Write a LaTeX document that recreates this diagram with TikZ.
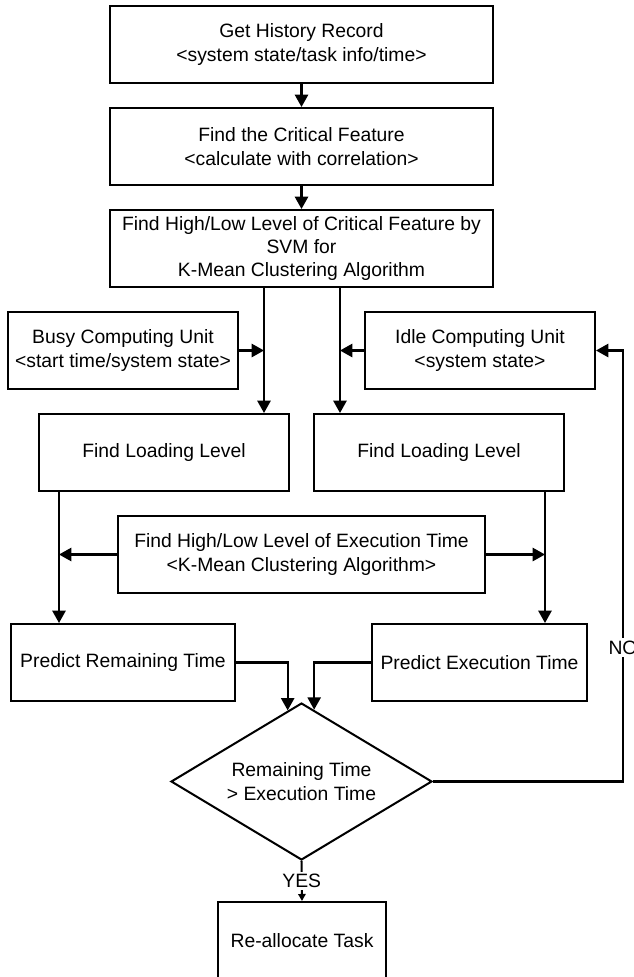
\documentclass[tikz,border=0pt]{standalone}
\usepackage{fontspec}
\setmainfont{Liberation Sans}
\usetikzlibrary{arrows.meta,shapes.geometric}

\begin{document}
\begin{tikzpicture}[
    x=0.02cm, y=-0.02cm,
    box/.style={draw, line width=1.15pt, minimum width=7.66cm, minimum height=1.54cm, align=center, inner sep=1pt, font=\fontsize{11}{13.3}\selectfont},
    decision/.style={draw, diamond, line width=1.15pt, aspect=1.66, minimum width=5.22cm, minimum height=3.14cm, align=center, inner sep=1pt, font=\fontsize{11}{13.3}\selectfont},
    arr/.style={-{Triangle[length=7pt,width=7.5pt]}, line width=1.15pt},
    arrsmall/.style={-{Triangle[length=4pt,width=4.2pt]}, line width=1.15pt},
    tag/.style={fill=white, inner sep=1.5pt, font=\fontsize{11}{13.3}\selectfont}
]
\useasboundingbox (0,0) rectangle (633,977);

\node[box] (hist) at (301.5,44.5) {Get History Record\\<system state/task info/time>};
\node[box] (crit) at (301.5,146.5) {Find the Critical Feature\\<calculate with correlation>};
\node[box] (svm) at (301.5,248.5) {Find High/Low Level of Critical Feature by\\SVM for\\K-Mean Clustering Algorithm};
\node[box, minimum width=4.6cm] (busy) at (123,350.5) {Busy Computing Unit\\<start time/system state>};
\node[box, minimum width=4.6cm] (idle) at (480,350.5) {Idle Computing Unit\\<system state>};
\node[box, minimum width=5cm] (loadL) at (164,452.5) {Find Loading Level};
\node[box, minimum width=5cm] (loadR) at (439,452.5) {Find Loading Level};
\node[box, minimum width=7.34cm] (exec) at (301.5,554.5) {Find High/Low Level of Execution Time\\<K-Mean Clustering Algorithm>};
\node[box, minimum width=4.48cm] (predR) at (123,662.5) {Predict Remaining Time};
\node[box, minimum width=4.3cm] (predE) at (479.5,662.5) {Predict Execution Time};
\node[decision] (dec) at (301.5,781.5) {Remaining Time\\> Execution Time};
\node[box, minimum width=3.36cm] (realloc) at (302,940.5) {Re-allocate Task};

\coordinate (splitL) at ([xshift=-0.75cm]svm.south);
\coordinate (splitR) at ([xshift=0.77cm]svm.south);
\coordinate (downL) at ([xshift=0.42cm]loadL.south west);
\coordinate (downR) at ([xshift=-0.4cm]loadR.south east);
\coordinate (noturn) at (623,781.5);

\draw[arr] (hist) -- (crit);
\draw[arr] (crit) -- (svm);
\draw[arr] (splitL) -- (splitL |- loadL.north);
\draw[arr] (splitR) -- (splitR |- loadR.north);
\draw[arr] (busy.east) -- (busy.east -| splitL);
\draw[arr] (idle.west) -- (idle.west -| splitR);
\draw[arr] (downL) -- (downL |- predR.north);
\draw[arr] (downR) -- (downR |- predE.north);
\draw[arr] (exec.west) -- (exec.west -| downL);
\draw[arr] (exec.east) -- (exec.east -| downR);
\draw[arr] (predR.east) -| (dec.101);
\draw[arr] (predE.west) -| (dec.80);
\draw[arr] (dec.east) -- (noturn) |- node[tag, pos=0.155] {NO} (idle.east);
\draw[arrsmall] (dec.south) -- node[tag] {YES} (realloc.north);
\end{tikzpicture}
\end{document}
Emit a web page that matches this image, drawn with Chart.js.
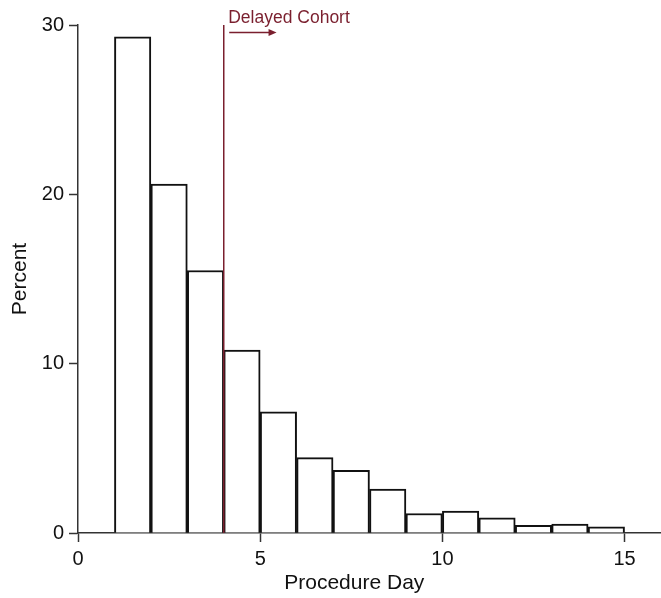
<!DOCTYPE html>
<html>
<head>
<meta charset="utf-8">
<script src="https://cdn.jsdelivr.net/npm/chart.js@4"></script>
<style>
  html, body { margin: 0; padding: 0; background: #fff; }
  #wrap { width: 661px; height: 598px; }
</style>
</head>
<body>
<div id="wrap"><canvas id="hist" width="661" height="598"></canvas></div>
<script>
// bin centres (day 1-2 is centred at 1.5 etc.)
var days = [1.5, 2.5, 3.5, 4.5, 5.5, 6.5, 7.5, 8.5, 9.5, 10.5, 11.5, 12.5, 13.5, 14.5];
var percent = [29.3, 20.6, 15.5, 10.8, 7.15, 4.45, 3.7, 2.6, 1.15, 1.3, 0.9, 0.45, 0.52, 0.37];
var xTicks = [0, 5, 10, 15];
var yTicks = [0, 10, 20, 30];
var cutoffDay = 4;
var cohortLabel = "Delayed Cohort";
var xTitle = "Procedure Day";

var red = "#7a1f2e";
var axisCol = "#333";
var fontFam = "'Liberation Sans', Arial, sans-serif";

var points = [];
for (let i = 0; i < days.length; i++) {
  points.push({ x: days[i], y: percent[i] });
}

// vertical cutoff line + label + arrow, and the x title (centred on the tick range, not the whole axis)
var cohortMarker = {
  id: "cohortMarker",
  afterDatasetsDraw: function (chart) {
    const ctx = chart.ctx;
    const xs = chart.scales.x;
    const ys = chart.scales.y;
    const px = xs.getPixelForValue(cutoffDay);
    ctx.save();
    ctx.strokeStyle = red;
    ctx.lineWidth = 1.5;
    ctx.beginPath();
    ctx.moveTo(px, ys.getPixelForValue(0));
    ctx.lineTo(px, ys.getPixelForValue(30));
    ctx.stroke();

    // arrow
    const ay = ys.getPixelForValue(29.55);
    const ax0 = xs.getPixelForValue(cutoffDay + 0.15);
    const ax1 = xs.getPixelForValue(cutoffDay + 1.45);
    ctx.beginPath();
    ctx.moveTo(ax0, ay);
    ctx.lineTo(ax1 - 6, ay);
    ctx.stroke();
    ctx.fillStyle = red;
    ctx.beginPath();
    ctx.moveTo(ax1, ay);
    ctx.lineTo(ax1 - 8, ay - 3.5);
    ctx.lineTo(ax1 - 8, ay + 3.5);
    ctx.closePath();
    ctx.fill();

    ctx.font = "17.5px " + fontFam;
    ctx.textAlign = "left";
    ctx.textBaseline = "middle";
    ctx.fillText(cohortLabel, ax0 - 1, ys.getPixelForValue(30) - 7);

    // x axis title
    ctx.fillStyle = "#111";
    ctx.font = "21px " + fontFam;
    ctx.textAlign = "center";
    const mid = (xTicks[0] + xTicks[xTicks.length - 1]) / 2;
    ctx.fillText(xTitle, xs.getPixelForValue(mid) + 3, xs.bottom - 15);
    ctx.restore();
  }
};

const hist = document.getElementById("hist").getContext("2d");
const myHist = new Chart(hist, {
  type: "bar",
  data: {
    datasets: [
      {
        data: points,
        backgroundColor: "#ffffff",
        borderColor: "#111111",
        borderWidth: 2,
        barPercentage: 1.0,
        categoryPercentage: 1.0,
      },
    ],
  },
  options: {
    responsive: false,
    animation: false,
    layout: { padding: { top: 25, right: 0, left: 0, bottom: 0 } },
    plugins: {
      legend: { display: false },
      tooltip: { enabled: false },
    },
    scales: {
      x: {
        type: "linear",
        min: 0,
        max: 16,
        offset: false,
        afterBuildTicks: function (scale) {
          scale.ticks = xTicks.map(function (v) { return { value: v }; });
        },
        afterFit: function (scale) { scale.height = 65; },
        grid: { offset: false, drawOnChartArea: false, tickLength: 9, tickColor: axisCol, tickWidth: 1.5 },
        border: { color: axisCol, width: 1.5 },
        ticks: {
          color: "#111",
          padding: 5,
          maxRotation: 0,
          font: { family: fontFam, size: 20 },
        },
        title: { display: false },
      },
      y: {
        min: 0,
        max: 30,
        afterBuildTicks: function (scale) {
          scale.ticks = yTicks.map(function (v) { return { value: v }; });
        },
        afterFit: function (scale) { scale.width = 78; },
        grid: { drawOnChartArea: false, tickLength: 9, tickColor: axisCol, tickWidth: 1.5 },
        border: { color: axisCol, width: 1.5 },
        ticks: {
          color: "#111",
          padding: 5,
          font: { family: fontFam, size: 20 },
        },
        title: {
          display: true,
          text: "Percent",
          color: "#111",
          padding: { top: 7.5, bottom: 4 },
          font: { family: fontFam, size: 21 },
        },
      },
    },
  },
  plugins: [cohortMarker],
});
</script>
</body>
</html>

___

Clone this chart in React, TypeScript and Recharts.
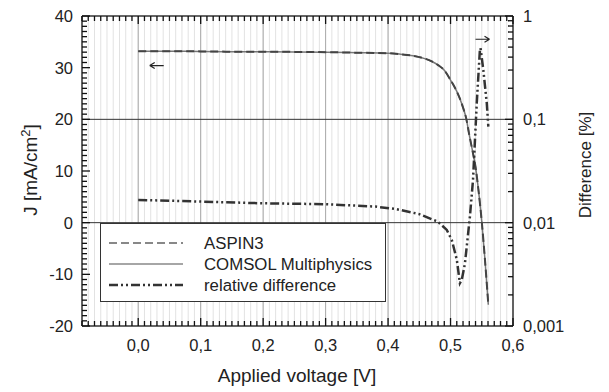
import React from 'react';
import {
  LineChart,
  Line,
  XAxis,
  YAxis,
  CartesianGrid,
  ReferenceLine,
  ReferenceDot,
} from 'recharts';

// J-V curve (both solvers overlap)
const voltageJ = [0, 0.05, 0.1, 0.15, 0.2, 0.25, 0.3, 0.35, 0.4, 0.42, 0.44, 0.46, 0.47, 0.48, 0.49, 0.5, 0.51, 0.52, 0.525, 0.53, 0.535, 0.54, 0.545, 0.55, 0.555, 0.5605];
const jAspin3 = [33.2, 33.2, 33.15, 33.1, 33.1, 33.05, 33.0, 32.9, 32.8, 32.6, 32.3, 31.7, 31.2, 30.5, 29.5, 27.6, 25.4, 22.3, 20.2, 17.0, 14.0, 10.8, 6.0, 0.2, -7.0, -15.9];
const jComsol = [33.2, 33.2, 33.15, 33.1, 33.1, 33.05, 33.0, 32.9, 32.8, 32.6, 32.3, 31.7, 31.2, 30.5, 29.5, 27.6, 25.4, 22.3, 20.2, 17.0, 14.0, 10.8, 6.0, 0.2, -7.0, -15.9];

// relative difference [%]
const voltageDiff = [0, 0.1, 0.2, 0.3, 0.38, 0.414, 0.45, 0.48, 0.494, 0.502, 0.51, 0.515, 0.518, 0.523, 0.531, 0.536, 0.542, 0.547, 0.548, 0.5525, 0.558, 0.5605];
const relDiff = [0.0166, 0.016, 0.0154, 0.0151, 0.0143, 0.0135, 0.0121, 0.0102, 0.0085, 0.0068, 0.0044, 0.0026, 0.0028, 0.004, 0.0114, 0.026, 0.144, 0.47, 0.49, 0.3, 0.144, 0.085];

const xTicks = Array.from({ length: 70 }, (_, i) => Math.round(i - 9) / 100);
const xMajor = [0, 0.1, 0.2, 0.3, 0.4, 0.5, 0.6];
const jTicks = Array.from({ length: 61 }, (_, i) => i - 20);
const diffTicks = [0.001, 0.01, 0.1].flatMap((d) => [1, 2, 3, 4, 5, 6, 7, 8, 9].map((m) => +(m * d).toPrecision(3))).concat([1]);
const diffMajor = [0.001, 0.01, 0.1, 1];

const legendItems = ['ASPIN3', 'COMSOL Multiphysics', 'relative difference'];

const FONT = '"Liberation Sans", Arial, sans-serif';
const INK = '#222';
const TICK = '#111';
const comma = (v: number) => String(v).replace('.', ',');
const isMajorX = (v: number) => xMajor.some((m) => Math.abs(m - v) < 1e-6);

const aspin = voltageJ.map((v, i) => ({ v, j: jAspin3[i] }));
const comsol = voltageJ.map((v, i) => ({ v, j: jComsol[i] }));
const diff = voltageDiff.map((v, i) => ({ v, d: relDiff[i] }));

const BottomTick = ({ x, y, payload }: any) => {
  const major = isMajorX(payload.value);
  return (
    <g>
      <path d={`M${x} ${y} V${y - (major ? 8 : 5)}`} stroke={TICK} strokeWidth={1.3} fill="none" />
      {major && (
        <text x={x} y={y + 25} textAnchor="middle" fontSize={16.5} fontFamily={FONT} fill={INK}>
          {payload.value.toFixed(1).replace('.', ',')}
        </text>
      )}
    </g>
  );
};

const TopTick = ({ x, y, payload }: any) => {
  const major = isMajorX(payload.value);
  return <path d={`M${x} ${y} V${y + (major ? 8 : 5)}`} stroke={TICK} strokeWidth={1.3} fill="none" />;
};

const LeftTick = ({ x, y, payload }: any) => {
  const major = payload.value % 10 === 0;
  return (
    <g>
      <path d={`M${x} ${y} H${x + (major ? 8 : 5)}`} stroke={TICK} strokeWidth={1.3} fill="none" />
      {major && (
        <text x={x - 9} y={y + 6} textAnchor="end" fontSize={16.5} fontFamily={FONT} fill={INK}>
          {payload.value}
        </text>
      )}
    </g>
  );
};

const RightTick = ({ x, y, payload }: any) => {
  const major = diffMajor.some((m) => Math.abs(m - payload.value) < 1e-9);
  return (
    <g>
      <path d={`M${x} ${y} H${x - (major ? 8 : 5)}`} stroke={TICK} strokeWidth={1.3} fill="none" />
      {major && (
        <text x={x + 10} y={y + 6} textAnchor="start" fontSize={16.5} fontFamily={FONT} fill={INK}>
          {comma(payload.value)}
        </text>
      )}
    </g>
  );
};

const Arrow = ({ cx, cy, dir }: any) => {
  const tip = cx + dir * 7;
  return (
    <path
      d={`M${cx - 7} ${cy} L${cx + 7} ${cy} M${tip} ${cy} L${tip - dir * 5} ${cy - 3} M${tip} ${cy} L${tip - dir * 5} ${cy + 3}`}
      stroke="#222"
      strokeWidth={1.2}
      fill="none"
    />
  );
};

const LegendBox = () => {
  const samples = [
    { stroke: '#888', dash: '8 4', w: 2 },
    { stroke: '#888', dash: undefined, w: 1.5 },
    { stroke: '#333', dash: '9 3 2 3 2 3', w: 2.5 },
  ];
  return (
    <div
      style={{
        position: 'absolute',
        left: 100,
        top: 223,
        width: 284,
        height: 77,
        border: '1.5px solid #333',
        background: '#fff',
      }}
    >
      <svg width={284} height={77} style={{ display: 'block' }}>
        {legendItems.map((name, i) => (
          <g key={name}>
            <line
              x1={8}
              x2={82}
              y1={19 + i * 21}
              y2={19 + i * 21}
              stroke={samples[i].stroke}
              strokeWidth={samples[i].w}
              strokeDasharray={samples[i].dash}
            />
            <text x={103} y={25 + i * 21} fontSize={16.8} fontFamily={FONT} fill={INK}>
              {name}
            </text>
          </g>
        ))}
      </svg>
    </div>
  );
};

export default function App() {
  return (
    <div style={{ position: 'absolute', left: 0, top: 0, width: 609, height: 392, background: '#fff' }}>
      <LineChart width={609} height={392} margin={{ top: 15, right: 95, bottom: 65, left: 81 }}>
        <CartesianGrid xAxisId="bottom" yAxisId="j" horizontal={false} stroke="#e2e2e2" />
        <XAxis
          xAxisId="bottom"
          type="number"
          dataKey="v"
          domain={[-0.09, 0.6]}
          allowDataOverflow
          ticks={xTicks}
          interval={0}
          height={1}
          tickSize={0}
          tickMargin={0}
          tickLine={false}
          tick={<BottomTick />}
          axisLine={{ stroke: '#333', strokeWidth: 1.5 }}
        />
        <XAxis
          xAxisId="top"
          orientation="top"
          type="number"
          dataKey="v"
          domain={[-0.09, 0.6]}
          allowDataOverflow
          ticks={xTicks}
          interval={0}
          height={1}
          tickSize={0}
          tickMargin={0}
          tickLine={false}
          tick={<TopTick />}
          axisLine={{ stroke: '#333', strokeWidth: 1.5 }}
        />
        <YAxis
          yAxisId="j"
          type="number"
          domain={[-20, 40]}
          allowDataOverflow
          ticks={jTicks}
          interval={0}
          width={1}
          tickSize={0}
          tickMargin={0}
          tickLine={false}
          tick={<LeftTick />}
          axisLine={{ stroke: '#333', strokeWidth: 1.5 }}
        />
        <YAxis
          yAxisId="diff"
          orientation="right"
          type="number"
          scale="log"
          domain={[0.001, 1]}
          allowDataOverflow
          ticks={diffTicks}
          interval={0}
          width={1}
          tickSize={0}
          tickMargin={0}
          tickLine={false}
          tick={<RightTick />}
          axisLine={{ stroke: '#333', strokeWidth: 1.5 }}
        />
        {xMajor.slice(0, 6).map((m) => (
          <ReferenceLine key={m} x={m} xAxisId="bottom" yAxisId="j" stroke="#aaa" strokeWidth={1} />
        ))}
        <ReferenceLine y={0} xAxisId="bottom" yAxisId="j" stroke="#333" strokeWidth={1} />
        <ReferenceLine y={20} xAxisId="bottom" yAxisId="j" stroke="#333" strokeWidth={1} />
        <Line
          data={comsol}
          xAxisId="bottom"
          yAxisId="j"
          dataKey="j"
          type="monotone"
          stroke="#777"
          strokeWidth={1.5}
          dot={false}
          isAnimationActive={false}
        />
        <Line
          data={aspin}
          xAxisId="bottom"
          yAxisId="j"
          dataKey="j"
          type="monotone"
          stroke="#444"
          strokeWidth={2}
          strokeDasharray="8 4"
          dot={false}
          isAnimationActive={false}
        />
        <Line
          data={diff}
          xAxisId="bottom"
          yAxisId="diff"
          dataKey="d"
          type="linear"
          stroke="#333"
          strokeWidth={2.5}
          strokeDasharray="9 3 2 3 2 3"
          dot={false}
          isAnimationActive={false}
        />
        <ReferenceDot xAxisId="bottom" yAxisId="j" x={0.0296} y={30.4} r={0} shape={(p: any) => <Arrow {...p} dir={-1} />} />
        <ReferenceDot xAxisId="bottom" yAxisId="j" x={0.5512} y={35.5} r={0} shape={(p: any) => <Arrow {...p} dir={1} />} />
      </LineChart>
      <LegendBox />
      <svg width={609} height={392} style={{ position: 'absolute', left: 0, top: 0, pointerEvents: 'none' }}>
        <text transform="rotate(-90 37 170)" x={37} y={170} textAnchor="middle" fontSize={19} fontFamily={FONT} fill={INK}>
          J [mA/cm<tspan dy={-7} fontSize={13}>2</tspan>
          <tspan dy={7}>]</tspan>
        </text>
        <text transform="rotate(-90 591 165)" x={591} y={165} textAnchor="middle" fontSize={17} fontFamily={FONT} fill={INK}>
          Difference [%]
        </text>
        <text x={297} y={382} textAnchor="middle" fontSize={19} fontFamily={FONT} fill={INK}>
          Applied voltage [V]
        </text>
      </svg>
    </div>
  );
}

___

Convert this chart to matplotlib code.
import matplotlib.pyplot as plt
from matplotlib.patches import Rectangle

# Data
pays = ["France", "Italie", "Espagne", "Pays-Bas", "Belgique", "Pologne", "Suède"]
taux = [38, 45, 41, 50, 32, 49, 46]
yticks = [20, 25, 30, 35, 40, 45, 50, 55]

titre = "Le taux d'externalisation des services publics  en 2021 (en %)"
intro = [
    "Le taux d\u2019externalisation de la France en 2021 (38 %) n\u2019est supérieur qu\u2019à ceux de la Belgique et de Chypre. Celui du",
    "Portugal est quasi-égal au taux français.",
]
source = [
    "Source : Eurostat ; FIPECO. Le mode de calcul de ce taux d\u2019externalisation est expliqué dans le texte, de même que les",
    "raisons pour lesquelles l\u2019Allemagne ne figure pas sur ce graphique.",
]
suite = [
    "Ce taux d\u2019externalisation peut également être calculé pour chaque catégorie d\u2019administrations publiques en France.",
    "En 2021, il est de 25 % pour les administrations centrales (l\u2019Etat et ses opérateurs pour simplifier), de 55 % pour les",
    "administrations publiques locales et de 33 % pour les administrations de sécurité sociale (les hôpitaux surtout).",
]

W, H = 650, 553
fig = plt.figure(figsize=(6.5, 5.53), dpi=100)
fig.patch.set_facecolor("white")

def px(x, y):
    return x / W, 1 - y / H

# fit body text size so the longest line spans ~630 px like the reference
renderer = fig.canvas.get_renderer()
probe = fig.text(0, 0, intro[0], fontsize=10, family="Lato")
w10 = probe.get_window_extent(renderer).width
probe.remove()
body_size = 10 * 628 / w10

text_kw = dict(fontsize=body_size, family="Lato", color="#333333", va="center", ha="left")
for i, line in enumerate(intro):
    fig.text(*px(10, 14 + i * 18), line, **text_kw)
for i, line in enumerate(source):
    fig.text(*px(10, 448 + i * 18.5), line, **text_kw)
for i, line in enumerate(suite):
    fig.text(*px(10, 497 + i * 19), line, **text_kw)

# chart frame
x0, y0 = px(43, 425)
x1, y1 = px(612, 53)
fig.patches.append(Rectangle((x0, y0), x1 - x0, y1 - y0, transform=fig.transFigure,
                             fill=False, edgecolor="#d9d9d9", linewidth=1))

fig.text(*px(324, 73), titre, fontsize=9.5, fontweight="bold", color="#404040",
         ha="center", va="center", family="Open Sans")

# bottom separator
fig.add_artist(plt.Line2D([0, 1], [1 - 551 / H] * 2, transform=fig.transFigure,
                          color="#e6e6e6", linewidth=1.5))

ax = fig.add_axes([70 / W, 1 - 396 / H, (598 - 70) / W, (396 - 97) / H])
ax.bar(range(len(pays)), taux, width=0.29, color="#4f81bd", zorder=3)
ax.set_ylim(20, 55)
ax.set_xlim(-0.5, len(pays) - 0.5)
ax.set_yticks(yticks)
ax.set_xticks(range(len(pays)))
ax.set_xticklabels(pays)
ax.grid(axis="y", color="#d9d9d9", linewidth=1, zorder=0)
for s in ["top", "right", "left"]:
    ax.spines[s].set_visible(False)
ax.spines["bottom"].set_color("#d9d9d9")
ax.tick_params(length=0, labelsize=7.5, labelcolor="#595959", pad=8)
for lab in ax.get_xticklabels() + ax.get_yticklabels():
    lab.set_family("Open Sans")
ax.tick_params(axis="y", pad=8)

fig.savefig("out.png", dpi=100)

___

■ Task to carry out: Begin with the line that contains "Write a LaTeX", end with the line that contains "(noturn) at (623,781.5);", and set down every line in that range exactly as it stands, minus the pictures.

■ Expected answer:
Write a LaTeX document that recreates this diagram with TikZ.
\documentclass[tikz,border=0pt]{standalone}
\usepackage{fontspec}
\setmainfont{Liberation Sans}
\usetikzlibrary{arrows.meta,shapes.geometric}

\begin{document}
\begin{tikzpicture}[
    x=0.02cm, y=-0.02cm,
    box/.style={draw, line width=1.15pt, minimum width=7.66cm, minimum height=1.54cm, align=center, inner sep=1pt, font=\fontsize{11}{13.3}\selectfont},
    decision/.style={draw, diamond, line width=1.15pt, aspect=1.66, minimum width=5.22cm, minimum height=3.14cm, align=center, inner sep=1pt, font=\fontsize{11}{13.3}\selectfont},
    arr/.style={-{Triangle[length=7pt,width=7.5pt]}, line width=1.15pt},
    arrsmall/.style={-{Triangle[length=4pt,width=4.2pt]}, line width=1.15pt},
    tag/.style={fill=white, inner sep=1.5pt, font=\fontsize{11}{13.3}\selectfont}
]
\useasboundingbox (0,0) rectangle (633,977);

\node[box] (hist) at (301.5,44.5) {Get History Record\\<system state/task info/time>};
\node[box] (crit) at (301.5,146.5) {Find the Critical Feature\\<calculate with correlation>};
\node[box] (svm) at (301.5,248.5) {Find High/Low Level of Critical Feature by\\SVM for\\K-Mean Clustering Algorithm};
\node[box, minimum width=4.6cm] (busy) at (123,350.5) {Busy Computing Unit\\<start time/system state>};
\node[box, minimum width=4.6cm] (idle) at (480,350.5) {Idle Computing Unit\\<system state>};
\node[box, minimum width=5cm] (loadL) at (164,452.5) {Find Loading Level};
\node[box, minimum width=5cm] (loadR) at (439,452.5) {Find Loading Level};
\node[box, minimum width=7.34cm] (exec) at (301.5,554.5) {Find High/Low Level of Execution Time\\<K-Mean Clustering Algorithm>};
\node[box, minimum width=4.48cm] (predR) at (123,662.5) {Predict Remaining Time};
\node[box, minimum width=4.3cm] (predE) at (479.5,662.5) {Predict Execution Time};
\node[decision] (dec) at (301.5,781.5) {Remaining Time\\> Execution Time};
\node[box, minimum width=3.36cm] (realloc) at (302,940.5) {Re-allocate Task};

\coordinate (splitL) at ([xshift=-0.75cm]svm.south);
\coordinate (splitR) at ([xshift=0.77cm]svm.south);
\coordinate (downL) at ([xshift=0.42cm]loadL.south west);
\coordinate (downR) at ([xshift=-0.4cm]loadR.south east);
\coordinate (noturn) at (623,781.5);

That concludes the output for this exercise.